Self Image: I always scrutinized everything I perceived as a flaw in myself when looking at pictures. I wasn’t focused on enjoying the captured moment; instead, I fixated on my physical appearance. I forgot the essence of the moment depicted in the picture. Rather than seeing my smile while cutting the cake, I would focus on aspects like how the dress didn’t fit me correctly or other trivial details.
The Turning Point: This came when I realized I have very few pictures of myself. I had been avoiding being photographed all my life. I rarely had shots with my close friends and even fewer with my family as an adult. To be on social media (@anjuswords – shameless plug), and share my journey through life, I knew I needed to be comfortable being in front of the camera. I needed put myself in front of that lens. Instead of looking at pictures by just looking at myself, I started seeing them as moments to be cherished and memories to be captured.
The Self Acceptance: This realization didn’t occur overnight.

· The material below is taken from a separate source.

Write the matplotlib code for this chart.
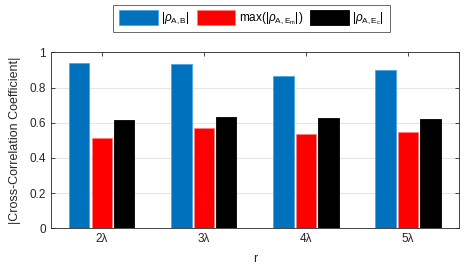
import numpy as np
import matplotlib
matplotlib.use("Agg")
import matplotlib.pyplot as plt

plt.rcParams['font.family'] = ['Liberation Sans', 'DejaVu Sans']
plt.rcParams['mathtext.fontset'] = 'custom'
plt.rcParams['mathtext.rm'] = 'Liberation Sans'
plt.rcParams['mathtext.it'] = 'Liberation Sans:italic'

# data
r_labels = ['2λ', '3λ', '4λ', '5λ']
rho_ab = [0.937, 0.932, 0.864, 0.898]
rho_em_max = [0.511, 0.572, 0.538, 0.545]
rho_ec = [0.614, 0.632, 0.629, 0.623]

series = [rho_ab, rho_em_max, rho_ec]
names = [r'$|\rho_{\mathrm{A,B}}|$',
         r'max($|\rho_{\mathrm{A,E_m}}|$)',
         r'$|\rho_{\mathrm{A,E_c}}|$']
colors = ['#0072BD', '#FF0000', '#000000']
edges = ['#4DA6E0', '#FF8080', '#000000']

fig = plt.figure(figsize=(4.71, 2.71), dpi=100)
ax = fig.add_axes([50.7/471, 1-228.3/271, (459-50.7)/471, (228.3-52.3)/271])

x = np.arange(1, len(r_labels)+1)
offs = [-0.22, 0, 0.22]
for s, nm, c, e, o in zip(series, names, colors, edges, offs):
    ax.bar(x+o, s, width=0.2, color=c, edgecolor=e, linewidth=0.6, label=nm, zorder=3)

ax.set_xlim(0.5, 4.5)
ax.set_ylim(0, 1)
ax.set_xticks(x)
ax.set_xticklabels(r_labels)
ax.set_yticks([0, 0.2, 0.4, 0.6, 0.8, 1])
ax.set_yticklabels(['0', '0.2', '0.4', '0.6', '0.8', '1'])
ax.yaxis.grid(True, color='#E6E6E6', linewidth=0.8, zorder=0)
ax.set_axisbelow(True)
ax.tick_params(direction='in', top=True, right=True, labelsize=8.5,
               colors='#262626', length=3, width=0.6)
for sp in ax.spines.values():
    sp.set_color('#262626')
    sp.set_linewidth(0.6)
ax.set_xlabel('r', fontsize=9, color='#262626', labelpad=6)
ax.set_ylabel('|Cross-Correlation Coefficient|', fontsize=9, color='#262626', labelpad=6)

leg = ax.legend(loc='center', bbox_to_anchor=(251.5/471, 1-18.5/271),
                bbox_transform=fig.transFigure, ncol=3, fontsize=8.5,
                frameon=True, fancybox=False, edgecolor='#262626',
                handlelength=3.3, handleheight=1.5, columnspacing=0.55,
                handletextpad=0.3, borderpad=0.45)
leg.get_frame().set_linewidth(0.6)

fig.savefig('out.png', dpi=100)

It was a gradual process that required a shift in mindset. As I looked back at my sparse collection of pictures, I wondered why I’d been so hard myself. I now consciously try to immerse myself in moments and events where I can capture a picture because I know when I look back at them in the future, I will remember that moment itself rather than focusing on my appearance.
The Learning: I have learned that Photographs are meant to immortalize moments, emotions, and experiences. They are not meant to capture anyone’s perfections. This understanding is part of the self-love that allows me to appreciate the beauty of each moment.
For example, this picture was taken by a dear friend right after a hike. We were sweaty and tired, unexpectedly stumbling upon a rose garden (We had no idea it existed at the end of the hike). We decided to have a fun photo shoot. In the past, I might have shied away but this time, I consciously said to myself – “This is not a moment I want to forget” So, I embraced it, had fun, and enjoyed my time with my friend.